Бой у Петриковки, в котором участвовали преимущественно итальянские части, вошел в историю корпуса как его первая самостоятельная операция. Муссолини направил своим войскам поздравление. В свою очередь Гитлер поздравил Муссолини. При этом его послание содержало намек на подсобную роль итальянцев: «Удар
Клейста для создания плацдарма у Днепропетровска дал возможность также и вашим дивизиям с успехом провести собственную боевую операцию». Приказ командующего корпусом Мессе отличался пышностью и риторическими оборотами, характерными для фашистского стиля: «С гордостью командующего, – писал он, – я выражаю восхищение в связи с тем, что экспедиционный корпус показал несокрушимое единство, энергию и волю, полное сознание, что он представляет за рубежом страну, идущую к великому будущему». Однако официальные восторги явно не соответствовали масштабам проведенной операции и положению корпуса.
В тот период перед ним нависла реальная угроза окончательно превратиться в тыловую часть. 2 октября Гитлер обратился к войскам действующей армии с приказом о начале наступления по всему фронту для нанесения Красной Армии сокрушительного удара. 8 октября бронетанковая армия фон Клейста получила приказ двигаться на Сталино, Таганрог и Ростов. Итальянский корпус должен был прикрывать левый фланг армии, двигаясь по Донбассу в направлении Павлоград – Сталино Однако темпы продвижения, которые намечались для КСИР, были для него явно непосильными. «С самого начала, – пишет генерал Мессе, – немцы показали, что они не желают понять реальные возможности нашего корпуса.
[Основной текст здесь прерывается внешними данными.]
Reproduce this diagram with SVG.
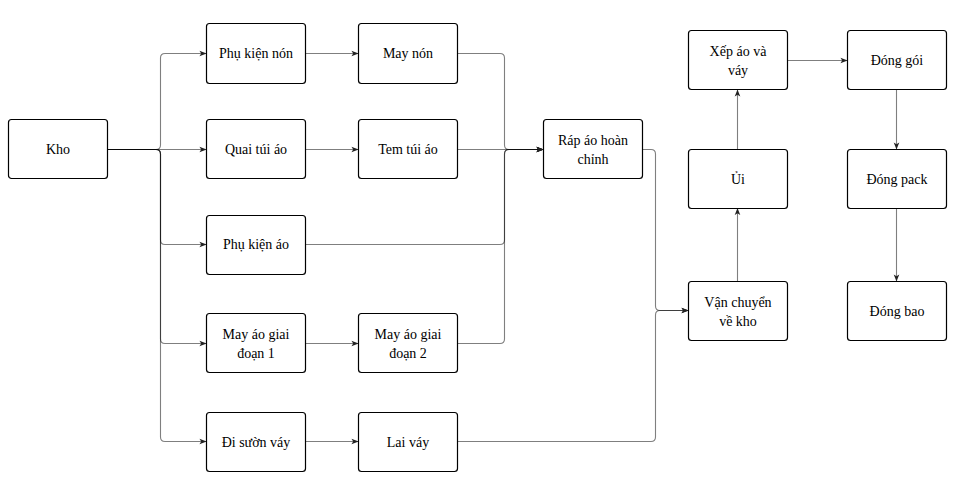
<svg xmlns="http://www.w3.org/2000/svg" width="959" height="492" viewBox="0 0 959 492">
<defs>
<style>
.n rect{fill:#fff;stroke:#000;stroke-width:1.2}
.n text{font-family:"Liberation Serif","Times New Roman","DejaVu Serif",serif;font-size:14px;fill:#000;text-anchor:middle}
.e path{fill:none;stroke:#000;stroke-opacity:0.5;stroke-width:1.1}
</style>
<marker id="a" viewBox="0 0 8 8" refX="7.5" refY="4" markerWidth="7" markerHeight="7" markerUnits="userSpaceOnUse" orient="auto">
<path d="M0,0.8 L8,4 L0,7.2 L2,4 Z" fill="#222"/>
</marker>
</defs>
<rect width="959" height="492" fill="#fff"/>
<g class="e" id="connectors">
<path d="M107.5,149.5 H156 Q160.5,149.5 160.5,145 V58 Q160.5,53.5 165,53.5 H206" marker-end="url(#a)"/>
<path d="M107.5,149.5 H206" marker-end="url(#a)"/>
<path d="M107.5,149.5 H156 Q160.5,149.5 160.5,154 V240 Q160.5,244.5 165,244.5 H206" marker-end="url(#a)"/>
<path d="M107.5,149.5 H156 Q160.5,149.5 160.5,154 V339 Q160.5,343.5 165,343.5 H206" marker-end="url(#a)"/>
<path d="M107.5,149.5 H156 Q160.5,149.5 160.5,154 V437 Q160.5,441.5 165,441.5 H206" marker-end="url(#a)"/>
<path d="M305.5,53.5 H358" marker-end="url(#a)"/>
<path d="M305.5,149.5 H358" marker-end="url(#a)"/>
<path d="M305.5,343.5 H358" marker-end="url(#a)"/>
<path d="M305.5,441.5 H358" marker-end="url(#a)"/>
<path d="M457.5,53.5 H500 Q504.5,53.5 504.5,58 V145 Q504.5,149.5 509,149.5 H543" marker-end="url(#a)"/>
<path d="M457.5,149.5 H543" marker-end="url(#a)"/>
<path d="M305.5,244.5 H500 Q504.5,244.5 504.5,240 V154 Q504.5,149.5 509,149.5 H543" marker-end="url(#a)"/>
<path d="M457.5,343.5 H500 Q504.5,343.5 504.5,339 V154 Q504.5,149.5 509,149.5 H543" marker-end="url(#a)"/>
<path d="M642.5,149.5 H651 Q655.5,149.5 655.5,154 V306 Q655.5,310.5 660,310.5 H688" marker-end="url(#a)"/>
<path d="M457.5,441.5 H651 Q655.5,441.5 655.5,437 V315 Q655.5,310.5 660,310.5 H688" marker-end="url(#a)"/>
<path d="M737.5,281 V208.5" marker-end="url(#a)"/>
<path d="M737.5,149 V90" marker-end="url(#a)"/>
<path d="M787.5,60.5 H847" marker-end="url(#a)"/>
<path d="M896.5,90 V149" marker-end="url(#a)"/>
<path d="M896.5,208.5 V281" marker-end="url(#a)"/>
</g>
<g class="n" id="kho"><rect x="8.5" y="119.5" width="99" height="59" rx="3"/><text x="58" y="154">Kho</text></g>
<g class="n" id="phu-kien-non"><rect x="206.5" y="23.5" width="99" height="60" rx="3"/><text x="256" y="58">Phụ kiện nón</text></g>
<g class="n" id="quai-tui-ao"><rect x="206.5" y="119.5" width="99" height="59" rx="3"/><text x="256" y="154">Quai túi áo</text></g>
<g class="n" id="phu-kien-ao"><rect x="206.5" y="215.5" width="99" height="59" rx="3"/><text x="256" y="249">Phụ kiện áo</text></g>
<g class="n" id="may-ao-gd1"><rect x="206.5" y="313.5" width="99" height="59" rx="3"/><text x="256" y="339">May áo giai</text><text x="256" y="358">đoạn 1</text></g>
<g class="n" id="di-suon-vay"><rect x="206.5" y="412.5" width="99" height="59" rx="3"/><text x="256" y="447">Đi sườn váy</text></g>
<g class="n" id="may-non"><rect x="358.5" y="23.5" width="99" height="60" rx="3"/><text x="408" y="58">May nón</text></g>
<g class="n" id="tem-tui-ao"><rect x="358.5" y="119.5" width="99" height="59" rx="3"/><text x="408" y="154">Tem túi áo</text></g>
<g class="n" id="may-ao-gd2"><rect x="358.5" y="313.5" width="99" height="59" rx="3"/><text x="408" y="339">May áo giai</text><text x="408" y="358">đoạn 2</text></g>
<g class="n" id="lai-vay"><rect x="358.5" y="412.5" width="99" height="59" rx="3"/><text x="408" y="447">Lai váy</text></g>
<g class="n" id="rap-ao"><rect x="543.5" y="119.5" width="99" height="59" rx="3"/><text x="593" y="145">Ráp áo hoàn</text><text x="593" y="164">chỉnh</text></g>
<g class="n" id="van-chuyen"><rect x="688.5" y="281.5" width="99" height="59" rx="3"/><text x="738" y="307">Vận chuyển</text><text x="738" y="326">về kho</text></g>
<g class="n" id="ui"><rect x="688.5" y="149.5" width="99" height="59" rx="3"/><text x="738" y="184">Ủi</text></g>
<g class="n" id="xep-ao"><rect x="688.5" y="30.5" width="99" height="59" rx="3"/><text x="738" y="56">Xếp áo và</text><text x="738" y="75">váy</text></g>
<g class="n" id="dong-goi"><rect x="847.5" y="30.5" width="99" height="59" rx="3"/><text x="897" y="65">Đóng gói</text></g>
<g class="n" id="dong-pack"><rect x="847.5" y="149.5" width="99" height="59" rx="3"/><text x="897" y="184">Đóng pack</text></g>
<g class="n" id="dong-bao"><rect x="847.5" y="281.5" width="99" height="59" rx="3"/><text x="897" y="316">Đóng bao</text></g>
</svg>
Название «моторизованные» означало лишь, что пехота этих дивизий обучена передвижению на автомашинах, но она не имела автотранспорта. «Специальные соединения», как их называли до войны, на деле не обладали достаточным количеством автомашин и обозначались как «автоперевозимые», это была одна из гениальных находок преувеличения нашей пропаганды. Я всячески убеждал немцев зачеркнуть на их картах колесики на условных знаках наших дивизий»23.